PRASA addressed a notice to striking employees inviting them to make written representations as to why they should not be dismissed. PRASA alleged that the striking employees were jointly and severally responsible for the torching of trains and train coaches.
NTM’s attorneys provided a collective response to the invitation and denied that NTM and its members were involved in the acts of burning the trains and that NTM and its members offered their assistance to identify the individuals responsible.
A committee of managers rejected representations from NTM’s attorneys on the basis that it did not provide PRASA with individual responses/explanations. The committee subsequently dismissed the striking employees who had not submitted individual responses and employees whose individual responses it considered unacceptable.
What followed was a referral of an automatically unfair dismissal dispute to the Labour Court. The Labour Court, relying on the ground of “derivative misconduct”, found that the dismissals were substantively and procedurally fair.
The Labour Court’s decision was, however, taken on appeal.
The LAC decision
The LAC found that the reliance by the Labour Court on derivative misconduct was misplaced because its essential elements were not proven.
In particular, the LAC held that PRASA had failed to prove that the dismissed employees had had actual knowledge of the incidents, let alone that they had been involved; and that the notice sent to the employees inviting representations did not call upon employees to disclose evidence as to who the actual perpetrators were. Moreover, PRASA had done nothing to identify the culprits. How, then, could it blame the dismissed employees for not doing so?

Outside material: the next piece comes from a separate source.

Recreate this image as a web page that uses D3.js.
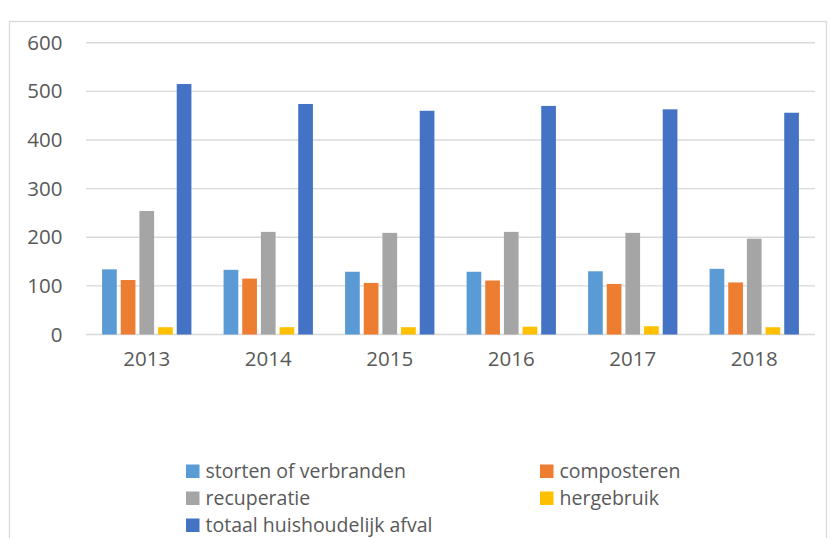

The LAC also held that the termination letter which stated that the workers were dismissed “due to the sabotage of trains and train coaches by striking members of the National Transport Movement”, made it clear that the real reason for the dismissal was not the employees’ failure or refusal to disclose information about the perpetration of the train burnings, but rather their alleged involvement in the primary misconduct.
The LAC held that PRASA had attempted to use derivative misconduct for a purpose for which it wasn’t designed – to justify the dismissals after they had occurred.
PRASA was ordered to reinstate all 700 employees.
While the concept of derivative misconduct is accepted as a valid ground for dismissal, the onus still rests on the employer to prove that employees are guilty of the main elements of the
It is not enough to show that the employees might have knowledge relevant to the primary misconduct – it must be shown, on the balance of probabilities, that each and every one of them had such knowledge.
Furthermore, an appropriate way to discipline an employee for derivative misconduct would be to charge that employee with “a material breach of the duty of good faith”. The knowledge allegedly possessed must be detailed and it also must be alleged that there was culpable non-disclosure.
This case also highlights the important distinction between collective misconduct and derivative misconduct. In the latter situation, the employee is not dismissed because he or she was part of a group, one or more of whose members committed the primary misconduct; the employee is dismissed because he or she failed to assist the employer in “bringing the guilty to book”.